Spend enough time on modern dating platforms, and you'll inevitably come across profiles openly seeking gifts, expensive dinners, financial support, luxury experiences, or other material benefits. For critics of this trend, the issue isn't that people have preferences or standards. It's the perception that some interactions now resemble negotiations more than genuine attempts to build a connection.



This growing sense of transactional behavior is what has fueled intense debates across social media. Many users argue that dating culture has shifted away from mutual interest and compatibility and toward an exchange-based mindset where attention, affection, status, money, and lifestyle are treated as bargaining chips.
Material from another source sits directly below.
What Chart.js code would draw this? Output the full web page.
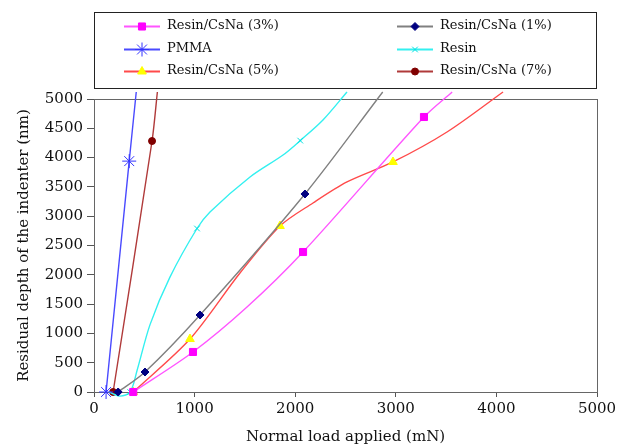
<!DOCTYPE html>
<html>
<head>
<meta charset="utf-8">
<script src="https://cdn.jsdelivr.net/npm/chart.js@4.4.1/dist/chart.umd.min.js"></script>
<style>
  body { margin: 0; background: #fff; }
  canvas { display: block; }
</style>
</head>
<body>
<canvas id="chart" width="621" height="446"></canvas>
<script>
// values: load (mN) vs residual depth (nm)
var c3Load = [390, 984, 1521, 2078, 3280, 3560];
var c3Depth = [0, 683, 1450, 2389, 4693, 5120];
var c3Marks = [0, 1, 3, 4];

var c1Load = [240, 507, 1054, 2097, 2870];
var c1Depth = [0, 341, 1314, 3379, 5120];
var c1Marks = [0, 1, 2, 3];

var pmmaLoad = [120, 350, 420];
var pmmaDepth = [0, 3940, 5120];
var pmmaMarks = [0, 1];

var resinLoad = [150, 260, 360, 430, 557, 755, 1024, 1153, 1551, 1879, 2050, 2276, 2515];
var resinDepth = [0, -70, 0, 380, 1150, 1960, 2790, 3072, 3669, 4044, 4290, 4642, 5120];
var resinMarks = [2, 6, 10];

var c5Load = [390, 954, 1451, 1849, 2177, 2515, 2972, 3509, 4066];
var c5Depth = [0, 904, 2030, 2833, 3225, 3584, 3925, 4437, 5120];
var c5Marks = [0, 1, 3, 6];

var c7Load = [190, 577, 630];
var c7Depth = [0, 4283, 5120];
var c7Marks = [0, 1];

var xTicks = [0, 1000, 2000, 3000, 4000, 5000];
var yTicks = [0, 500, 1000, 1500, 2000, 2500, 3000, 3500, 4000, 4500, 5000];

var FONT = "'DejaVu Serif', serif";

var makeSeries = function (label, xs, ys, marks, style) {
    return {
        label: label,
        data: xs.map(function (x, i) { return {x: x, y: ys[i]}; }),
        borderColor: style.line,
        borderWidth: 1.4,
        backgroundColor: style.fill,
        pointBackgroundColor: style.fill,
        pointBorderColor: style.mark,
        pointBorderWidth: 1,
        pointStyle: style.shape,
        pointRadius: function (c) { return marks.indexOf(c.dataIndex) >= 0 ? style.r : 0; },
        pointHoverRadius: 0,
        tension: 0.3,
        clip: false,
        legendR: style.r
    };
};

var datasets = [
    makeSeries('Resin/CsNa (3%)', c3Load, c3Depth, c3Marks, {line: '#ff55ff', fill: '#ff00ff', mark: '#ff00ff', shape: 'rect', r: 5}),
    makeSeries('Resin/CsNa (1%)', c1Load, c1Depth, c1Marks, {line: '#808080', fill: '#000080', mark: '#000080', shape: 'rectRot', r: 4}),
    makeSeries('PMMA', pmmaLoad, pmmaDepth, pmmaMarks, {line: '#4a4aff', fill: '#3333ff', mark: '#3333ff', shape: 'star', r: 7}),
    makeSeries('Resin', resinLoad, resinDepth, resinMarks, {line: '#33f0f0', fill: '#00e0e0', mark: '#00e0e0', shape: 'crossRot', r: 4}),
    makeSeries('Resin/CsNa (5%)', c5Load, c5Depth, c5Marks, {line: '#ff4a4a', fill: '#ffff00', mark: '#ffff00', shape: 'triangle', r: 5}),
    makeSeries('Resin/CsNa (7%)', c7Load, c7Depth, c7Marks, {line: '#b03a3a', fill: '#800000', mark: '#800000', shape: 'circle', r: 3.5})
];

// the two-column boxed legend above the plot, and the grey frame round the plot
var boxLegend = {
    id: 'boxLegend',
    beforeDatasetsDraw: function (chart) {
        var ctx = chart.ctx, a = chart.chartArea;
        ctx.save();
        ctx.strokeStyle = '#666';
        ctx.lineWidth = 1;
        ctx.strokeRect(a.left + 0.5, a.top + 0.5, a.right - a.left, a.bottom - a.top);
        ctx.restore();
    },
    afterDraw: function (chart) {
        var ctx = chart.ctx;
        var rows = [26, 49, 71];
        ctx.save();
        ctx.strokeStyle = '#222';
        ctx.lineWidth = 1;
        ctx.strokeRect(94.5, 12.5, 502, 76);
        ctx.font = '13px ' + FONT;
        ctx.textBaseline = 'middle';
        ctx.textAlign = 'left';
        chart.data.datasets.forEach(function (ds, i) {
            var x0 = (i % 2) ? 397 : 124;
            var y = rows[Math.floor(i / 2)];
            ctx.strokeStyle = ds.borderColor;
            ctx.lineWidth = 2;
            ctx.beginPath();
            ctx.moveTo(x0, y + 0.5);
            ctx.lineTo(x0 + 36, y + 0.5);
            ctx.stroke();
            ctx.lineWidth = 1;
            ctx.fillStyle = ds.pointBackgroundColor;
            ctx.strokeStyle = ds.pointBorderColor;
            Chart.helpers.drawPoint(ctx, {pointStyle: ds.pointStyle, radius: ds.legendR, borderWidth: 1, rotation: 0}, x0 + 18, y + 0.5);
            ctx.fillStyle = '#111';
            ctx.fillText(ds.label, (i % 2) ? 440 : 167, y);
        });
        ctx.restore();
    }
};

var plain = function (v) { return String(v); };

var ctx = document.getElementById('chart').getContext('2d');

new Chart(ctx, {
    type: 'line',
    data: {datasets: datasets},
    plugins: [boxLegend],
    options: {
        responsive: false,
        animation: false,
        layout: {padding: {top: 99, right: 24, left: 0, bottom: 0}},
        plugins: {legend: {display: false}, tooltip: {enabled: false}},
        scales: {
            x: {
                type: 'linear',
                min: 0,
                max: 5000,
                afterBuildTicks: function (s) { s.ticks = xTicks.map(function (v) { return {value: v}; }); },
                afterFit: function (s) { s.height = 54; },
                grid: {drawOnChartArea: false, drawTicks: true, tickLength: 5, color: '#555'},
                border: {color: '#555'},
                ticks: {color: '#111', padding: 3, maxRotation: 0, callback: plain, font: {family: FONT, size: 15}},
                title: {display: true, text: 'Normal load applied (mN)', color: '#111', padding: {top: 0, bottom: 0}, font: {family: FONT, size: 15}}
            },
            y: {
                min: 0,
                max: 5000,
                afterBuildTicks: function (s) { s.ticks = yTicks.map(function (v) { return {value: v}; }); },
                afterFit: function (s) { s.width = 94; },
                grid: {drawOnChartArea: false, drawTicks: true, tickLength: 7, color: '#555'},
                border: {color: '#555'},
                ticks: {color: '#111', padding: 4, callback: plain, font: {family: FONT, size: 15}},
                title: {display: true, text: 'Residual depth of the indenter (nm)', color: '#111', padding: {top: 15, bottom: 0}, font: {family: FONT, size: 15}}
            }
        }
    }
});
</script>
</body>
</html>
What frustrates critics even more is what they see as a double standard in the public conversation. They argue that when people openly advertise financial expectations, luxury demands, or lifestyle requirements, it is often defended as empowerment, preference, or knowing one's worth. Yet when others criticize or question those dynamics, they are frequently accused of being judgmental, insecure, or hostile.

For these critics, the problem is not simply the behavior itself. It is the reluctance to acknowledge it honestly.



Of course, not everyone agrees with this characterization. Millions of people still use dating apps to form genuine relationships, friendships, and long-term partnerships. But the perception of an increasingly transactional dating culture continues to grow, particularly among users who feel that authenticity is becoming harder to find.



At the center of the debate is a simple question: when relationships become heavily tied to material expectations, financial incentives, and calculated exchanges, at what point does dating stop feeling like a connection and start feeling like commerce?



That question is why the conversation around modern dating remains more heated than ever.